The influence of astronomical discoveries in modern and contemporary painting

Gérard Regnier

Musée Picasso, Paris, France

From Humboldt to Hubble: from Humboldt who, with the publication of his famous Cosmos, was the first to make a complete inventory of the planet Earth, but also the last great encyclopedist to embody the dream of a universal knowledge, to Humble, the telescope which at the close of the century, opens up the most amazing galactic spaces to the human eyes. In what way did the journey and discoveries made by between the beginning of romanticism and the end of the Avant-garde shape modern sensitivity? The landscape became a superior form of art precisely at a time when the notion of Sublime replaced the ancient theory of Beauty. America was, not by chance but in view of its very nature, the ideal place for the major shift. It is owing to Humboldt's influence that the first great American landscape painters, Church, Moran, and Cole, and photographers, like Muybridge, Sullivan, Carleton Watkins, made topographical and scientific surveys and shared this aesthetic thrill of the horizons of a land offering itself as a new Promised Land. If the Old World was the world of the fall and corruption, the New World was imagined as the new Garden of Eden.
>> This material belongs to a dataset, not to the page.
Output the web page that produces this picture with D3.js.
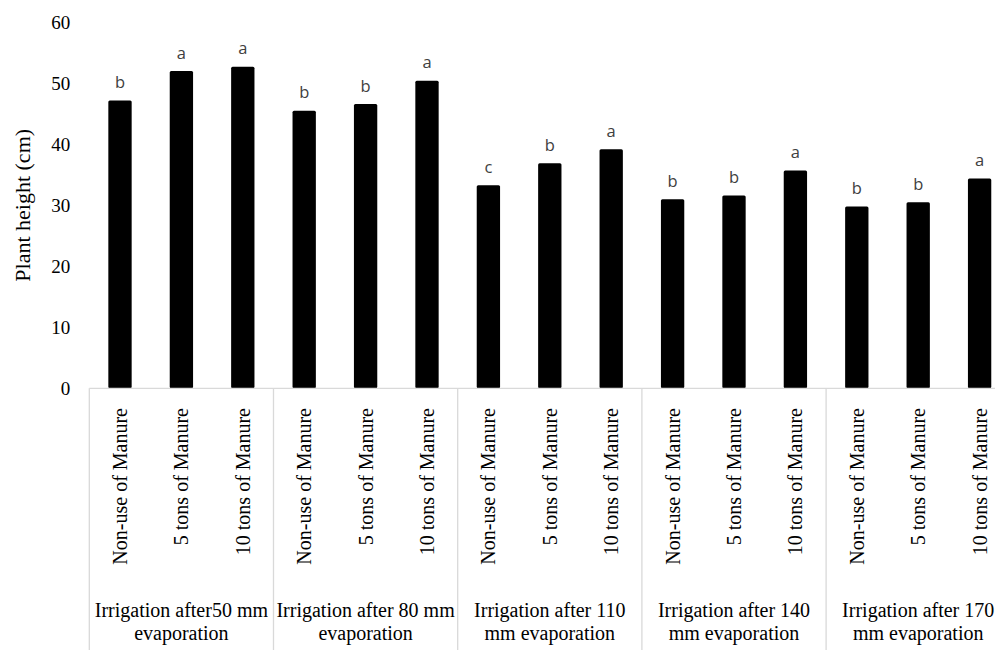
<!DOCTYPE html>
<html><head><meta charset="utf-8">
<script src="https://cdn.jsdelivr.net/npm/d3@7"></script>
<style>html,body{margin:0;padding:0;background:#fff;}svg{display:block;}</style>
</head><body>
<svg id="chart" width="995" height="650"></svg>
<script>
const groups = ["Irrigation after50 mm|evaporation", "Irrigation after 80 mm|evaporation", "Irrigation after 110|mm evaporation", "Irrigation after 140|mm evaporation", "Irrigation after 170|mm evaporation"];
const treatments = ["Non-use of Manure", "5 tons of Manure", "10 tons of Manure"];
const heights = [47.2, 52.0, 52.7, 45.5, 46.6, 50.4, 33.3, 36.9, 39.2, 31.0, 31.6, 35.7, 29.8, 30.5, 34.4];
const letters = ["b","a","a","b","b","a","c","b","a","b","b","a","b","b","a"];
const yTicks = [0,10,20,30,40,50,60];
const yTitle = "Plant height (cm)";

const svg = d3.select("#chart");
svg.append("rect").attr("width",995).attr("height",650).attr("fill","#fff");

const keys = heights.map((d,i)=>i);
const x0 = 89.3, x1 = 1010.3, y0 = 388.3;
const x = d3.scaleBand().domain(keys).range([x0, x1]).paddingInner(0.62).paddingOuter(0.31);
const y = d3.scaleLinear().domain([0,60]).range([y0, 22.3]);
const groupScale = d3.scaleBand().domain(groups.map((d,i)=>i)).range([x0, x1]);

// y axis
const ya = svg.append("g").attr("transform",`translate(${x0},0)`)
  .call(d3.axisLeft(y).tickValues(yTicks).tickSize(0).tickPadding(19));
ya.select(".domain").remove();
ya.selectAll("text").attr("font-family","'Liberation Serif', serif").attr("font-size",19).attr("fill","#000");

svg.append("text").attr("transform",`translate(22,${(y0+22.3)/2}) rotate(-90)`)
  .attr("text-anchor","middle").attr("dy","0.35em")
  .attr("font-family","'Liberation Serif', serif").attr("font-size",22).attr("fill","#000")
  .text(yTitle);

// bars
svg.append("g").selectAll("rect").data(heights).join("rect")
  .attr("x",(d,i)=>x(i)).attr("width",x.bandwidth())
  .attr("y",d=>y(d)).attr("height",d=>y0-y(d))
  .attr("rx",1.5).attr("fill","#000");

// letters
svg.append("g").selectAll("text").data(heights).join("text")
  .attr("x",(d,i)=>x(i)+x.bandwidth()/2).attr("y",d=>y(d)-12.5)
  .attr("text-anchor","middle")
  .attr("font-family","'Open Sans', sans-serif").attr("font-size",16.5).attr("fill","#404040")
  .text((d,i)=>letters[i]);

// table lines
const lineCol = "#d9d9d9";
svg.append("line").attr("x1",x0).attr("x2",x1).attr("y1",y0).attr("y2",y0)
  .attr("stroke",lineCol).attr("stroke-width",1.3);
svg.append("g").selectAll("line").data(d3.range(groups.length+1)).join("line")
  .attr("x1",g=>x0+g*groupScale.step()).attr("x2",g=>x0+g*groupScale.step())
  .attr("y1",y0).attr("y2",650).attr("stroke",lineCol).attr("stroke-width",1.3);

// category labels
svg.append("g").selectAll("text").data(heights).join("text")
  .attr("transform",(d,i)=>`translate(${x(i)+x.bandwidth()/2},408) rotate(-90)`)
  .attr("text-anchor","end").attr("dy","0.35em")
  .attr("font-family","'Liberation Serif', serif").attr("font-size",20).attr("fill","#000")
  .text((d,i)=>treatments[i%3]);

// group labels
groups.forEach((g,gi)=>{
  const cx = groupScale(gi)+groupScale.bandwidth()/2;
  const t = svg.append("text").attr("text-anchor","middle")
    .attr("font-family","'Liberation Serif', serif").attr("font-size",20).attr("fill","#000");
  g.split("|").forEach((ln,li)=>{
    t.append("tspan").attr("x",cx).attr("y",617+li*23).text(ln);
  });
});
</script>
</body></html>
This almost religious aspect of an eschatology, a revelation or even an apocalypse will be illustrated by all modern movements, from Italian Futurism to Russian Suprematism. Balla in Italy trascribed the revolutions of Mercury and the planets. Kupra, Brancusi and Delauny participated in this cosmic celebration. In the 30's, Masson, Miro', Picasso and Calder will pursue this tradition of bodies moving in space, referring to their different works by one term "Constellations". In the 50's, Yves Klein will further develop these fantasies in his Cosmologies.